Work to do: Find every line with the word "document". Copy those lines.

Given information:
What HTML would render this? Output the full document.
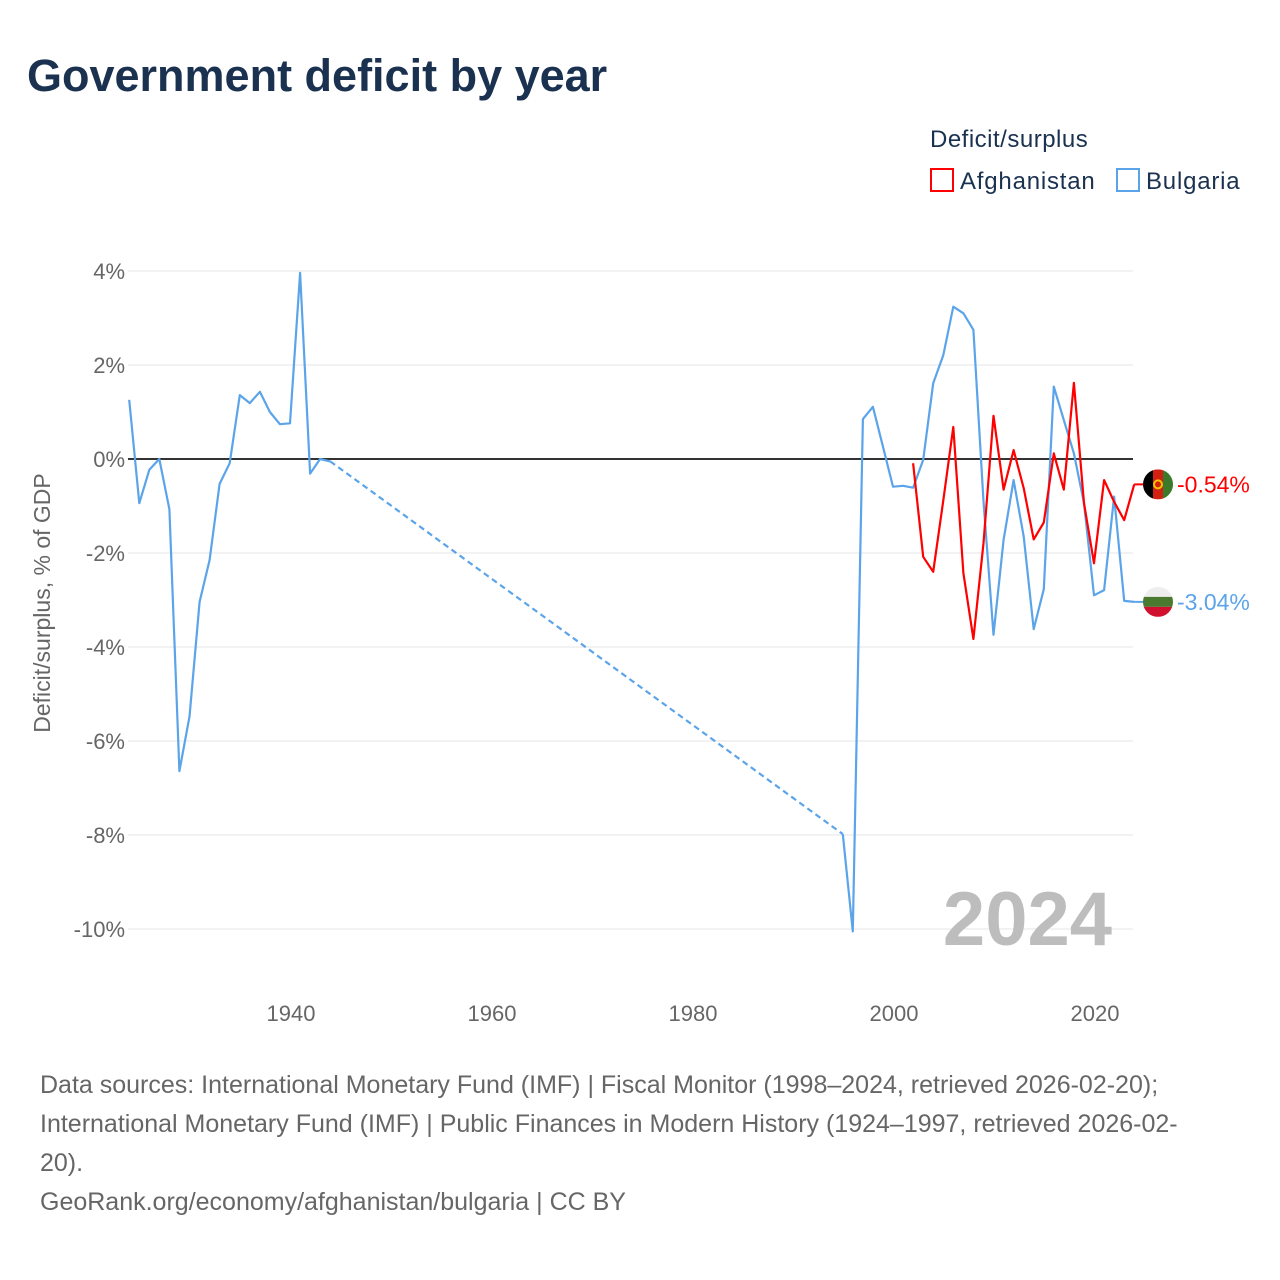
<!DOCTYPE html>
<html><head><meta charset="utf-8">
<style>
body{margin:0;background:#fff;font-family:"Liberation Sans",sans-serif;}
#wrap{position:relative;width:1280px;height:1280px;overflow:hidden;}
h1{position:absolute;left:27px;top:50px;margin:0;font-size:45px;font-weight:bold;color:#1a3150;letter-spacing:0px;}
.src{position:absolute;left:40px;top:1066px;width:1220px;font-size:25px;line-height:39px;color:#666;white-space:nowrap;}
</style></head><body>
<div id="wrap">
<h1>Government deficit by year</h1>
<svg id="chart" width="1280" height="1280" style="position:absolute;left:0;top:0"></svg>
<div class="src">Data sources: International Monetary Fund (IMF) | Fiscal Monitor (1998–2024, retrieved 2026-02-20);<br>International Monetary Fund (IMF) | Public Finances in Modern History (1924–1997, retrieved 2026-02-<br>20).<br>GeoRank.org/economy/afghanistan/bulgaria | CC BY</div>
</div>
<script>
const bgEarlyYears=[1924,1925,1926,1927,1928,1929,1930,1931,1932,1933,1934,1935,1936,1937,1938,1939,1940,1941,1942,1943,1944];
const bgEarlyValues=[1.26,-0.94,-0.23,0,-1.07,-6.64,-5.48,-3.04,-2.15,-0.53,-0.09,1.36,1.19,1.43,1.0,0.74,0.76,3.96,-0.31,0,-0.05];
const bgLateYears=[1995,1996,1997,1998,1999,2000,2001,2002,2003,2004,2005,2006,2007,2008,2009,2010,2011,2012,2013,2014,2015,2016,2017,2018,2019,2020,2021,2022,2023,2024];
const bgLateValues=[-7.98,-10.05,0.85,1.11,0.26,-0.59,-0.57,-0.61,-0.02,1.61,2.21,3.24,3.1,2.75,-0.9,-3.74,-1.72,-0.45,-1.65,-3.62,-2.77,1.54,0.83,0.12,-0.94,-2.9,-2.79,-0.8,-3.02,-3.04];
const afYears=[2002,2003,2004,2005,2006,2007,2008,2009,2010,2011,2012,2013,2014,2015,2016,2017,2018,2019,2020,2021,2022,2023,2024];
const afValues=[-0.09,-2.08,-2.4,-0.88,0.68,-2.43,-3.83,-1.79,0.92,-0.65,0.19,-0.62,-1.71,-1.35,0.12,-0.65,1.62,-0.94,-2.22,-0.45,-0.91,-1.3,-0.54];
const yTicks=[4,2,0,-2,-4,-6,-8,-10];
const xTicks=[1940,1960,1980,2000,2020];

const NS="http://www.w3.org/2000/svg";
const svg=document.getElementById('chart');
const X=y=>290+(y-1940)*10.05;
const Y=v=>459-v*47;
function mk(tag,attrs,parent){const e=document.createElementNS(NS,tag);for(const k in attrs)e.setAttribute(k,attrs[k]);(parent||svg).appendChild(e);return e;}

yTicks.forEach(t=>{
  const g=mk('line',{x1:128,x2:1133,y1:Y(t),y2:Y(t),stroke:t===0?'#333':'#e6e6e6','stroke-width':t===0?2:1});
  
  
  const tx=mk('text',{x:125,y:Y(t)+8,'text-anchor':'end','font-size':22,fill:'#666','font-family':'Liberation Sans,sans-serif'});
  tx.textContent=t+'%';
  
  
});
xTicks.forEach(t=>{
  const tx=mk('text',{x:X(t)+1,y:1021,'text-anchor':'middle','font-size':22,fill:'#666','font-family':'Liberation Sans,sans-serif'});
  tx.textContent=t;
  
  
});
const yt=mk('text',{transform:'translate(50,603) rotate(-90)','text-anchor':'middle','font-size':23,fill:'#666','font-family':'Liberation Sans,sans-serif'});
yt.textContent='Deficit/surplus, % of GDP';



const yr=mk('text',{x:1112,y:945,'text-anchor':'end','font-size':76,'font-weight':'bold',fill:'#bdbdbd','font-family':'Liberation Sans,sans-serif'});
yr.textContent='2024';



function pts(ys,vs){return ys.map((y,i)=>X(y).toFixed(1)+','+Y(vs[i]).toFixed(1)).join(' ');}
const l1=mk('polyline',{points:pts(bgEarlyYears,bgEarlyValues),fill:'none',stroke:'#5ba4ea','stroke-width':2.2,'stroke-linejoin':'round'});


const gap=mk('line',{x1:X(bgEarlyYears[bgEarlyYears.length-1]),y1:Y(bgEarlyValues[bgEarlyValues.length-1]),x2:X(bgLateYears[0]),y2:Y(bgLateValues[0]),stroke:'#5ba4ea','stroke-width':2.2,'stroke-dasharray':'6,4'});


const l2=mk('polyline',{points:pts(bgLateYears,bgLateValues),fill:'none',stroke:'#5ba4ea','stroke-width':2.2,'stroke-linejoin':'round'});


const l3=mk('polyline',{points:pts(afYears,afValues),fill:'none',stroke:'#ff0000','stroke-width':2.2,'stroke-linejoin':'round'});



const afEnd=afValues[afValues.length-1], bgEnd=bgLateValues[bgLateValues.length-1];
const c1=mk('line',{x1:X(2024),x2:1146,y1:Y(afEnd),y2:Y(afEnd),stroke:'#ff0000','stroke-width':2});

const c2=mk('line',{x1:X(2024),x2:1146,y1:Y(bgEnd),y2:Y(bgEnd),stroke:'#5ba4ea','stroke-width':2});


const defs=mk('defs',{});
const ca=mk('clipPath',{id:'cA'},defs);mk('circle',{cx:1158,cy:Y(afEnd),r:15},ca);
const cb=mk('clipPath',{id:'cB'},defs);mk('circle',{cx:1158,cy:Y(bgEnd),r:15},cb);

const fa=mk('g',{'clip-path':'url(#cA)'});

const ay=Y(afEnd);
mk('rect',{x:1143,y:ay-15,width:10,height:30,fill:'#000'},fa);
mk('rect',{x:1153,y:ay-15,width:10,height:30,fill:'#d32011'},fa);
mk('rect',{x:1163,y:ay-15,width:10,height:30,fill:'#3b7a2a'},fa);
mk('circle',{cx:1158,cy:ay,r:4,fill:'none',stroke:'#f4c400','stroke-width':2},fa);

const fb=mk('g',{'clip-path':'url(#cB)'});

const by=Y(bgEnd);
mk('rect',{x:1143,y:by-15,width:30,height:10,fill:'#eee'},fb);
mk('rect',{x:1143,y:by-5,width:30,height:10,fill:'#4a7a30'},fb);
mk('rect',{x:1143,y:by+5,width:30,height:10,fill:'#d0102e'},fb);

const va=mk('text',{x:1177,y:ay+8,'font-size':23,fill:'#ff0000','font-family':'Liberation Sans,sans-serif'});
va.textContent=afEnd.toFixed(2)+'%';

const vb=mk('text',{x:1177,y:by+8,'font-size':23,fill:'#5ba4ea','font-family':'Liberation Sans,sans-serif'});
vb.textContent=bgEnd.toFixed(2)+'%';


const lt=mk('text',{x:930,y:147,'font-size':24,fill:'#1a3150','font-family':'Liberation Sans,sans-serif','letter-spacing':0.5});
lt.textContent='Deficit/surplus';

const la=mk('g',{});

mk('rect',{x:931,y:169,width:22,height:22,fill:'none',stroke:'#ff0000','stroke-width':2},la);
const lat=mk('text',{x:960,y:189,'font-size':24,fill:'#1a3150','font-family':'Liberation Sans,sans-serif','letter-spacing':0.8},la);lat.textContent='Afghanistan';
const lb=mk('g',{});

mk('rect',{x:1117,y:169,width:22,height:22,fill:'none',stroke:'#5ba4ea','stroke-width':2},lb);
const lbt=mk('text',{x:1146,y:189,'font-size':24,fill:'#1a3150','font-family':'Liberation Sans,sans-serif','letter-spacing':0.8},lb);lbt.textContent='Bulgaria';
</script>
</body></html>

Written answer:
What HTML would render this? Output the full document.
const svg=document.getElementById('chart');
function mk(tag,attrs,parent){const e=document.createElementNS(NS,tag);for(const k in attrs)e.setAttribute(k,attrs[k]);(parent||svg).appendChild(e);return e;}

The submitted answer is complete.